Dr. Tina Tan, professor of pediatrics and infectious diseases at Northwestern University’s Feinberg School of Medicine says that the vast majority of COVID-19 cases in the United States are now caused by the delta variant.

“The delta variant accounts for over 93% of the amount of COVID that’s been seen in the community. So the vast majority of the cases (in children) are going to be caused by the delta variant,” said Dr. Tan, who is also affiliated with Lurie Children’s Hospital. She said that while the delta variant was not necessarily more dangerous, it was “definitely more transmissible.”

“And because of its high transmissibility we know that individuals who are susceptible to COVID because they cannot be vaccinated are going to be more likely to get it,” said Dr. Tan.

Fortunately, most children continue to suffer only mild symptoms from the virus, similar to what you would expect from a common cold or allergies. But there are a small number of children who may have more severe symptoms.

 “When they start to have issues with keeping fluids down or with their breathing, that’s when they have to be hospitalized,” said Dr. Heald-Sargent.

On Sunday, the nation’s leading infectious disease expert Dr. Anthony Fauci told CNN’s Jake Tapper that mandating vaccines for kids in school was “a good idea.”

“This is not something new.

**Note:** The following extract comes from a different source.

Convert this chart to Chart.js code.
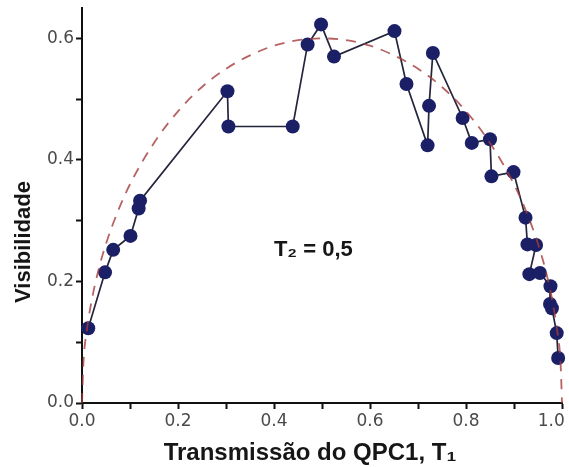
<!DOCTYPE html>
<html lang="pt">
<head>
<meta charset="utf-8">
<title>Visibilidade vs Transmissão do QPC1</title>
<script src="https://cdn.jsdelivr.net/npm/chart.js@4/dist/chart.umd.min.js"></script>
<style>
  html, body { margin: 0; padding: 0; background: #fff; }
  #wrap { position: relative; width: 569px; height: 467px; }
</style>
</head>
<body>
<div id="wrap"><canvas id="vis-chart"></canvas></div>
<script>
'use strict';

// ── Data ──────────────────────────────────────────────────────────
// measured points, in the order the line joins them
const measuredT = [0.013, 0.048, 0.065, 0.101, 0.118, 0.121, 0.303, 0.305, 0.439, 0.470,
                   0.498, 0.525, 0.651, 0.676, 0.720, 0.723, 0.731, 0.793, 0.812, 0.850,
                   0.853, 0.899, 0.924, 0.928, 0.946, 0.932, 0.954, 0.976, 0.975, 0.979,
                   0.989, 0.992];
const measuredV = [0.123, 0.215, 0.252, 0.275, 0.320, 0.333, 0.513, 0.455, 0.455, 0.590,
                   0.623, 0.570, 0.612, 0.525, 0.424, 0.489, 0.576, 0.469, 0.428, 0.434,
                   0.373, 0.380, 0.305, 0.261, 0.260, 0.212, 0.214, 0.192, 0.163, 0.156,
                   0.115, 0.074];

// dashed theoretical curve
const curveT = [0, 0.003, 0.01, 0.02, 0.035, 0.05, 0.075, 0.1, 0.15, 0.2, 0.25, 0.3, 0.35,
                0.4, 0.45, 0.5, 0.55, 0.6, 0.65, 0.7, 0.75, 0.8, 0.85, 0.9, 0.925, 0.95,
                0.965, 0.98, 0.99, 0.997, 1];
const curveV = [0, 0.066, 0.119, 0.168, 0.221, 0.262, 0.316, 0.360, 0.428, 0.480, 0.520,
                0.550, 0.572, 0.588, 0.597, 0.600, 0.597, 0.588, 0.572, 0.550, 0.520, 0.480,
                0.428, 0.360, 0.316, 0.262, 0.221, 0.168, 0.119, 0.066, 0];

const xTitle = 'Transmissão do QPC1, T\u2081';
const yTitle = 'Visibilidade';
const note   = 'T\u2082 = 0,5';

// ── Helpers ───────────────────────────────────────────────────────
const toXY = (xs, ys) => xs.map((x, i) => ({ x, y: ys[i] }));
const majorLabel = v => (Math.round(v * 10) % 2 === 0 ? v.toFixed(1) : '');
// last x label sits a bit inside the canvas (trailing spaces pull it left)
const xLabel = v => (v === 1 ? '1.0    ' : majorLabel(v));

const TICK_FONT  = { family: "'DejaVu Sans', sans-serif", size: 17 };
const TITLE_FONT = "bold {s}px 'Liberation Sans', Arial, sans-serif";

// ── Titles + annotation (drawn after the chart) ──────────────────
const textPlugin = {
  id: 'textPlugin',
  afterDraw(chart) {
    const { ctx, scales } = chart;
    ctx.save();
    ctx.fillStyle = '#161616';
    ctx.textAlign = 'center';

    // y title
    ctx.save();
    ctx.translate(24, 242);
    ctx.rotate(-Math.PI / 2);
    ctx.textBaseline = 'middle';
    ctx.font = TITLE_FONT.replace('{s}', 22);
    ctx.fillText(yTitle, 0, 0);
    ctx.restore();

    // x title
    ctx.textBaseline = 'alphabetic';
    ctx.font = TITLE_FONT.replace('{s}', 24);
    ctx.fillText(xTitle, 310, 460);

    // T2 note, placed in data space
    ctx.font = TITLE_FONT.replace('{s}', 22);
    ctx.textBaseline = 'middle';
    ctx.fillText(note, scales.x.getPixelForValue(0.482), scales.y.getPixelForValue(0.252));
    ctx.restore();
  },
};

// ── Chart ─────────────────────────────────────────────────────────
new Chart(document.getElementById('vis-chart'), {
  type: 'scatter',
  data: {
    datasets: [
      {
        label: 'teoria',
        data: toXY(curveT, curveV),
        showLine: true,
        borderColor: 'rgba(165,60,60,0.8)',
        borderWidth: 1.8,
        borderDash: [10, 8],
        cubicInterpolationMode: 'monotone',
        pointRadius: 0,
        order: 0,
        clip: false,
      },
      {
        label: 'medida',
        data: toXY(measuredT, measuredV),
        showLine: true,
        borderColor: '#23253d',
        borderWidth: 1.7,
        pointRadius: 7,
        pointBackgroundColor: '#1b1f66',
        pointBorderColor: '#1b1f66',
        pointBorderWidth: 0,
        order: 1,
        clip: false,
      },
    ],
  },
  options: {
    responsive: true,
    maintainAspectRatio: false,
    animation: false,
    events: [],
    layout: { padding: { top: 8, right: 4, left: 0, bottom: 0 } },
    plugins: { legend: { display: false }, tooltip: { enabled: false } },
    scales: {
      x: {
        type: 'linear',
        min: 0, max: 1,
        border: { display: true, color: '#111', width: 2 },
        grid: { drawOnChartArea: false, tickLength: 6, tickColor: '#111', tickWidth: 2 },
        ticks: {
          stepSize: 0.1, autoSkip: false, maxRotation: 0, includeBounds: false,
          padding: 2, color: '#4a4a4a', font: TICK_FONT, callback: xLabel,
        },
        afterFit(s) { s.height = 64; s.paddingLeft = 0; s.paddingRight = 0; },
      },
      y: {
        type: 'linear',
        min: 0, max: 0.65,
        border: { display: true, color: '#111', width: 2 },
        grid: { drawOnChartArea: false, tickLength: 6, tickColor: '#111', tickWidth: 2 },
        ticks: {
          stepSize: 0.1, autoSkip: false, includeBounds: false,
          padding: 2, color: '#4a4a4a', font: TICK_FONT, callback: majorLabel,
        },
        afterFit(s) { s.width = 82; s.paddingTop = 0; s.paddingBottom = 0; },
      },
    },
  },
  plugins: [textPlugin],
});
</script>
</body>
</html>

We have mandates in many places in schools, particularly public schools,” said Dr. Fauci. “We’ve done this for decades and decades.”

And recent reports suggest that the Food and Drug Administration could soon approve vaccines for use in younger children.

“Currently the trials are ongoing testing the vaccines in individuals under 12 years of age,” said Dr. Tan. “It’s expected that data from those trials should be available by the middle of fall and if everything goes well an EUA (Emergency Use Authorization) for the use of the vaccine in these children should be available by the end of the year.”

And when that happens, Dr. Heald-Sargent encouraged all parents to get their children vaccinated as soon as that is possible.

“Just do it. Please go out and get your children vaccinated,” said Dr. Heald-Sargent. “I know all vaccines are not to be taken lightly, but that is why we have invested so much time and energy as a medical community testing these. We have not skipped any steps. We are making sure that they are as safe as possible and I can’t wait to have my children vaccinated.”